= Rosalba Oxandabarat =

Uruguayan journalist

Rosalba Oxandabarat (October 12, 1944 – April 11, 2023) was a Uruguayan journalist and film critic.

Her journalism career began at the weekly newspaper Marcha and continued during her exile in Peru, where she worked for various publications. She returned to Montevideo to join the weekly paper Brecha, which she would go on to direct. She contributed to Brecha until her retirement.

== Biography ==
Rosalba Oxandabarat was born in Salto, Uruguay, in 1944. On her mother's side, she was a descendant of the Uruguayan founding father José Gervasio Artigas.

Oxandabarat studied in the Architecture Department of the University of the Republic, where she was a student activist.

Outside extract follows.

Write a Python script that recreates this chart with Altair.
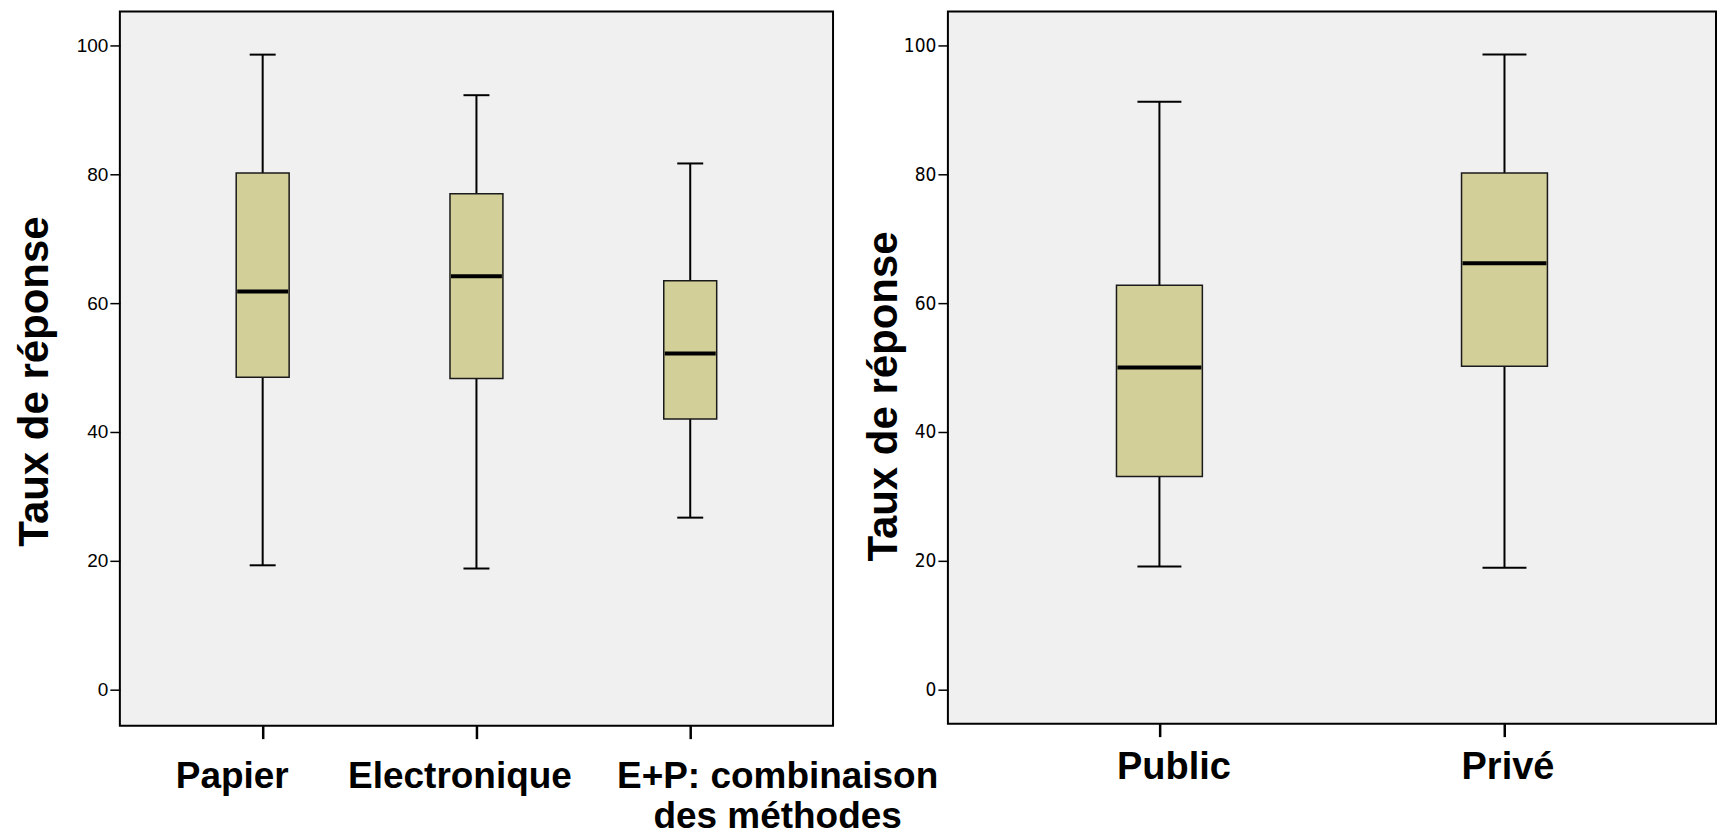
import altair as alt
import pandas as pd

# ---- data ----
methods = ["Papier", "Electronique", "E+P: combinaison des méthodes"]
m_low = [19.3, 18.8, 26.7]
m_q1 = [48.5, 48.3, 42.0]
m_med = [61.8, 64.2, 52.2]
m_q3 = [80.2, 77.0, 63.5]
m_high = [98.6, 92.3, 81.7]

sectors = ["Public", "Privé"]
s_low = [19.1, 18.9]
s_q1 = [33.1, 50.2]
s_med = [50.0, 66.2]
s_q3 = [62.8, 80.2]
s_high = [91.3, 98.6]

y_ticks = [0, 20, 40, 60, 80, 100]
y_title = "Taux de réponse"

BOX_FILL = "#d3cf99"
FONT = "Liberation Sans"
NARROW = "Liberation Sans Narrow, DejaVu Sans Condensed, Liberation Sans"


def panel(cats, lo, q1, med, q3, hi, width, height, pad, boxw, capw,
          domain, label_font, title_y, title_pad, label_pad, offsets,
          label_expr, label_size):
    df = pd.DataFrame({"cat": cats, "lo": lo, "q1": q1, "med": med,
                       "q3": q3, "hi": hi})
    cond = [{"test": f"datum.value == '{c}'", "value": o}
            for c, o in zip(cats, offsets)]
    x = alt.X(
        "cat:N", sort=cats,
        scale=alt.Scale(type="point", padding=pad),
        axis=alt.Axis(
            title=None, domain=False, grid=False, labelAngle=0,
            labelFont=FONT, labelFontWeight="bold", labelFontSize=label_size,
            labelColor="black", labelBaseline="alphabetic",
            labelPadding=label_pad, labelLineHeight=40, labelLimit=0,
            labelOffset={"condition": cond, "value": 0},
            labelExpr=label_expr,
            tickSize=13, tickWidth=2.5, tickColor="black",
            labelOverlap=False, labelBound=False, labelFlush=False,
        ),
    )
    yaxis = alt.Axis(
        title=y_title, values=y_ticks, domain=False, grid=False,
        labelFont=label_font, labelFontSize=19, labelColor="black",
        labelPadding=2, tickSize=10, tickWidth=1.5, tickColor="black",
        titleFont=FONT, titleFontSize=42, titleFontWeight="bold",
        titleColor="black", titlePadding=title_pad, titleY=title_y,
    )
    ys = alt.Scale(domain=domain, nice=False, zero=False)
    base = alt.Chart(df)
    whisk = base.mark_rule(color="black", strokeWidth=2).encode(
        x=x, y=alt.Y("lo:Q", scale=ys, axis=yaxis), y2="hi:Q")
    cap_lo = base.mark_tick(color="black", thickness=2, size=capw,
                            opacity=1, orient="horizontal").encode(
        x=x, y=alt.Y("lo:Q", scale=ys, axis=yaxis))
    cap_hi = base.mark_tick(color="black", thickness=2, size=capw,
                            opacity=1, orient="horizontal").encode(
        x=x, y=alt.Y("hi:Q", scale=ys, axis=yaxis))
    box = base.mark_bar(fill=BOX_FILL, stroke="#1a1a1a", strokeWidth=1.5,
                        opacity=1, size=boxw).encode(
        x=x, y=alt.Y("q1:Q", scale=ys, axis=yaxis), y2="q3:Q")
    median = base.mark_tick(color="black", thickness=4, size=boxw - 2,
                            opacity=1, orient="horizontal").encode(
        x=x, y=alt.Y("med:Q", scale=ys, axis=yaxis))
    return alt.layer(whisk, cap_lo, cap_hi, box, median).properties(
        width=width, height=height)


left = panel(methods, m_low, m_q1, m_med, m_q3, m_high,
             width=714, height=715, pad=0.668, boxw=53, capw=26,
             domain=[-5.6, 105.3], label_font=FONT, title_y=370,
             title_pad=20, label_pad=49, offsets=[-31, -17, 87],
             label_expr="datum.value == 'E+P: combinaison des méthodes' ? "
                        "['E+P: combinaison', 'des méthodes'] : datum.label",
             label_size=37)

right = panel(sectors, s_low, s_q1, s_med, s_q3, s_high,
              width=769, height=713, pad=0.613, boxw=86, capw=44,
              domain=[-5.3, 105.3], label_font=NARROW, title_y=385,
              title_pad=-2, label_pad=42, offsets=[14, 3],
              label_expr="datum.label", label_size=38)

chart = alt.hconcat(left, right, spacing=115, bounds="flush").resolve_scale(
    x="independent", y="independent"
).properties(
    padding={"left": 4, "top": 2, "right": 0, "bottom": 0},
    background="white",
).configure_view(
    fill="#f0f0f0", stroke="black", strokeWidth=2
)

chart.save("out.html", embed_options={"renderer": "svg", "actions": False})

In 1970, she began writing for the weekly newspaper Marcha. After being exiled to Peru in 1974 during the dictatorship, she contributed stories to the newspapers La Crónica, El Caballo Rojo, 30 Días, and El Búho. Her writing included film and book reviews, interviews, and essays.

In the mid-1980s, she returned to Uruguay to work at the newly launched weekly newspaper Brecha. She eventually became the newspaper's culture editor and then its director, from 2008 to 2012, and she continued writing for Brecha until her retirement. She frequently returned to Peru, where in 1995 she served as Brecha's correspondent covering the Cenepa War.

Known for her work as a film critic, Oxandabarat was interested in cinema from a young age. Along with fellow Architecture Department alumni, she collaborated on the 1969 documentary Refusila. The following year, she became a founding member of the Cinemateca del Tercer Mundo (C3M) group, many of whom had joined her in exile in Peru. She was also a member of the Film Critics Association of Uruguay. Among her favorite directors were John Ford, Jean Vigo, and François Truffaut.

Oxandabarat was married to Julián Legaspi, with whom she had two children, Julián and Soledad. She died in Montevideo in 2023, at age 78.

==Awards and honours==
She was honored by the Cámara Uruguaya del Libro (2012) and with a Premio Morosoli.